** Task to carry out **
Your task is to copy the listing exactly, with the pictures left out.

Figure scripts
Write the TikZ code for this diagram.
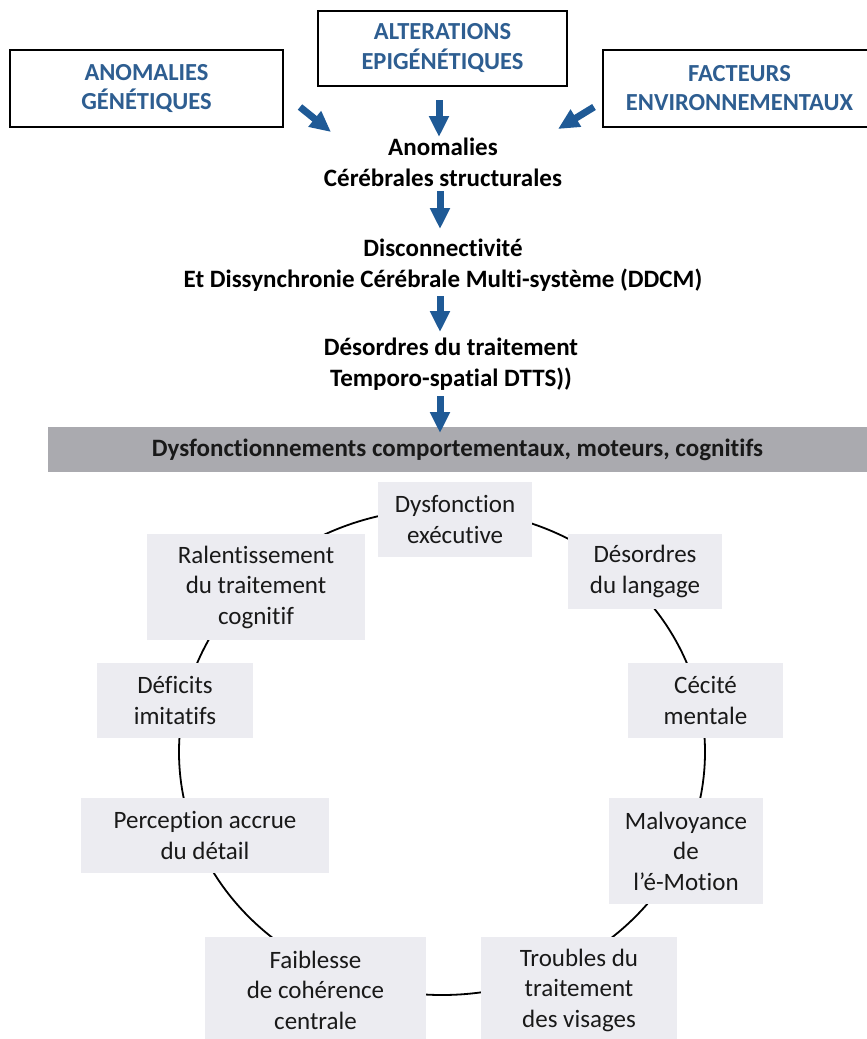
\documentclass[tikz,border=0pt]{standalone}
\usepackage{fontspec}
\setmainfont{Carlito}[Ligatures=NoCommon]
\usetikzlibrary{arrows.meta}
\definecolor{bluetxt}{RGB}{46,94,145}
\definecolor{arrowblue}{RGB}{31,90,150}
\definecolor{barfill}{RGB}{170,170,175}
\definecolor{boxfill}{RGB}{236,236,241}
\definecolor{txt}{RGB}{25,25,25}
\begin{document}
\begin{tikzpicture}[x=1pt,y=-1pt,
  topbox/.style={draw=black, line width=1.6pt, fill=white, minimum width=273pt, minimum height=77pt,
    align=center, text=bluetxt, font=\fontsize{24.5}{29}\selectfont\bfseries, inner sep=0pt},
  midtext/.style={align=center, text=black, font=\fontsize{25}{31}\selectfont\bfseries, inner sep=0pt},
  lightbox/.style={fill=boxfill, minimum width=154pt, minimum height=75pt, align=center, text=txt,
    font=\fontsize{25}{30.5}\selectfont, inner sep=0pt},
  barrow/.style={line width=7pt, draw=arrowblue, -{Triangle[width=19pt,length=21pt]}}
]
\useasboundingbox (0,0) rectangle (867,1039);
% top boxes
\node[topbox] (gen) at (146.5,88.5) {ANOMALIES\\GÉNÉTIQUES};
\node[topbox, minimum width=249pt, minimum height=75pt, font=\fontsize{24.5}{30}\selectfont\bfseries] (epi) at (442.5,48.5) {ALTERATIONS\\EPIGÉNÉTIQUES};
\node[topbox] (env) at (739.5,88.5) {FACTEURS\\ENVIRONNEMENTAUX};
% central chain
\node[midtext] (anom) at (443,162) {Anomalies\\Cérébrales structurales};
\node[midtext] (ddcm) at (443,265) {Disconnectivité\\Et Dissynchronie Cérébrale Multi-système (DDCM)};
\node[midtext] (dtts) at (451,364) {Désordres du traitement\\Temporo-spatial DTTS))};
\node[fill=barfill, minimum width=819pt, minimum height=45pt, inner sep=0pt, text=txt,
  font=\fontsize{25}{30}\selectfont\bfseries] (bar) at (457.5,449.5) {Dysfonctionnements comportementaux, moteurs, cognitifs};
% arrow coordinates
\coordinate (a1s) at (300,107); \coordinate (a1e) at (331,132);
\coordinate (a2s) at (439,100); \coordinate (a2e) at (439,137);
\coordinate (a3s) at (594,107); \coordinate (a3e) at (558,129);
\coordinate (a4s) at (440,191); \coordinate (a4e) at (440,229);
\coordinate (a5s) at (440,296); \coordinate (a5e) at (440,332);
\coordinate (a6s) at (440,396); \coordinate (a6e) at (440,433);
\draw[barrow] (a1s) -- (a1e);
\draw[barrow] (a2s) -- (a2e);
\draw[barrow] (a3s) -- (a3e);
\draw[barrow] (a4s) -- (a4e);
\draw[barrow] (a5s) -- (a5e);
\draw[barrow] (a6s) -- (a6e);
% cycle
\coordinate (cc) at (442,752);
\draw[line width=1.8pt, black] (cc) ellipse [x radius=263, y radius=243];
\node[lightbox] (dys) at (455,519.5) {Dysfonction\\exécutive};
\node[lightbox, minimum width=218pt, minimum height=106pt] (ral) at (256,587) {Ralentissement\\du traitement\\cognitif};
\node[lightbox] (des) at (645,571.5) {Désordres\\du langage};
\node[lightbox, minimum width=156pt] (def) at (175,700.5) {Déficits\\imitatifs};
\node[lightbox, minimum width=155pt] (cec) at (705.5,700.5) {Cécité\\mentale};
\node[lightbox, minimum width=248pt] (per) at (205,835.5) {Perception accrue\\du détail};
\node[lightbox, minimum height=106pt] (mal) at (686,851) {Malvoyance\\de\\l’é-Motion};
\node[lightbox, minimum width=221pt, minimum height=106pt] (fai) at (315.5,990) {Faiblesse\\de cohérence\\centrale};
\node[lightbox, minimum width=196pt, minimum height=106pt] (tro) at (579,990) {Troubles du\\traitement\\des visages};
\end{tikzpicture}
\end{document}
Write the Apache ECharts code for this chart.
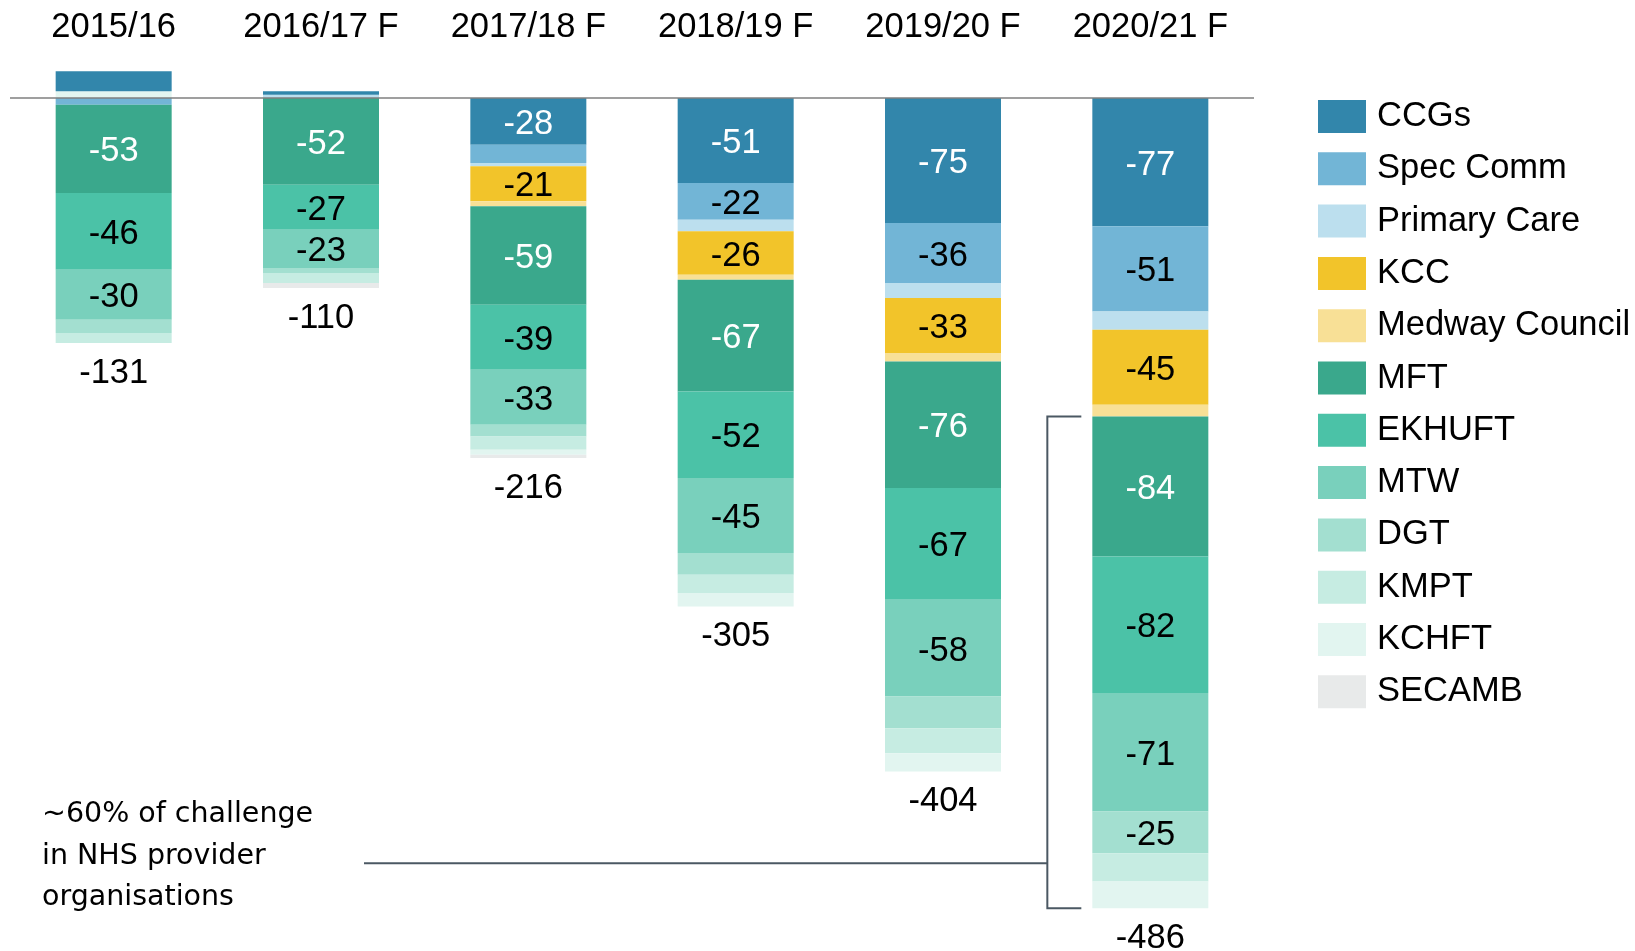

** Expected answer **
Write the TikZ code for this diagram.
\documentclass[tikz,border=0pt]{standalone}
\usepackage{fontspec}
\setmainfont{Carlito}[Ligatures=NoCommon]
\usetikzlibrary{arrows.meta}
\definecolor{bluetxt}{RGB}{46,94,145}
\definecolor{arrowblue}{RGB}{31,90,150}
\definecolor{barfill}{RGB}{170,170,175}
\definecolor{boxfill}{RGB}{236,236,241}
\definecolor{txt}{RGB}{25,25,25}
\begin{document}
\begin{tikzpicture}[x=1pt,y=-1pt,
  topbox/.style={draw=black, line width=1.6pt, fill=white, minimum width=273pt, minimum height=77pt,
    align=center, text=bluetxt, font=\fontsize{24.5}{29}\selectfont\bfseries, inner sep=0pt},
  midtext/.style={align=center, text=black, font=\fontsize{25}{31}\selectfont\bfseries, inner sep=0pt},
  lightbox/.style={fill=boxfill, minimum width=154pt, minimum height=75pt, align=center, text=txt,
    font=\fontsize{25}{30.5}\selectfont, inner sep=0pt},
  barrow/.style={line width=7pt, draw=arrowblue, -{Triangle[width=19pt,length=21pt]}}
]
\useasboundingbox (0,0) rectangle (867,1039);
% top boxes
\node[topbox] (gen) at (146.5,88.5) {ANOMALIES\\GÉNÉTIQUES};
\node[topbox, minimum width=249pt, minimum height=75pt, font=\fontsize{24.5}{30}\selectfont\bfseries] (epi) at (442.5,48.5) {ALTERATIONS\\EPIGÉNÉTIQUES};
\node[topbox] (env) at (739.5,88.5) {FACTEURS\\ENVIRONNEMENTAUX};
% central chain
\node[midtext] (anom) at (443,162) {Anomalies\\Cérébrales structurales};
\node[midtext] (ddcm) at (443,265) {Disconnectivité\\Et Dissynchronie Cérébrale Multi-système (DDCM)};
\node[midtext] (dtts) at (451,364) {Désordres du traitement\\Temporo-spatial DTTS))};
\node[fill=barfill, minimum width=819pt, minimum height=45pt, inner sep=0pt, text=txt,
  font=\fontsize{25}{30}\selectfont\bfseries] (bar) at (457.5,449.5) {Dysfonctionnements comportementaux, moteurs, cognitifs};
% arrow coordinates
\coordinate (a1s) at (300,107); \coordinate (a1e) at (331,132);
\coordinate (a2s) at (439,100); \coordinate (a2e) at (439,137);
\coordinate (a3s) at (594,107); \coordinate (a3e) at (558,129);
\coordinate (a4s) at (440,191); \coordinate (a4e) at (440,229);
\coordinate (a5s) at (440,296); \coordinate (a5e) at (440,332);
\coordinate (a6s) at (440,396); \coordinate (a6e) at (440,433);
\draw[barrow] (a1s) -- (a1e);
\draw[barrow] (a2s) -- (a2e);
\draw[barrow] (a3s) -- (a3e);
\draw[barrow] (a4s) -- (a4e);
\draw[barrow] (a5s) -- (a5e);
\draw[barrow] (a6s) -- (a6e);
% cycle
\coordinate (cc) at (442,752);
\draw[line width=1.8pt, black] (cc) ellipse [x radius=263, y radius=243];
\node[lightbox] (dys) at (455,519.5) {Dysfonction\\exécutive};
\node[lightbox, minimum width=218pt, minimum height=106pt] (ral) at (256,587) {Ralentissement\\du traitement\\cognitif};
\node[lightbox] (des) at (645,571.5) {Désordres\\du langage};
\node[lightbox, minimum width=156pt] (def) at (175,700.5) {Déficits\\imitatifs};
\node[lightbox, minimum width=155pt] (cec) at (705.5,700.5) {Cécité\\mentale};
\node[lightbox, minimum width=248pt] (per) at (205,835.5) {Perception accrue\\du détail};
\node[lightbox, minimum height=106pt] (mal) at (686,851) {Malvoyance\\de\\l’é-Motion};
\node[lightbox, minimum width=221pt, minimum height=106pt] (fai) at (315.5,990) {Faiblesse\\de cohérence\\centrale};
\node[lightbox, minimum width=196pt, minimum height=106pt] (tro) at (579,990) {Troubles du\\traitement\\des visages};
\end{tikzpicture}
\end{document}
Write the Apache ECharts code for this chart.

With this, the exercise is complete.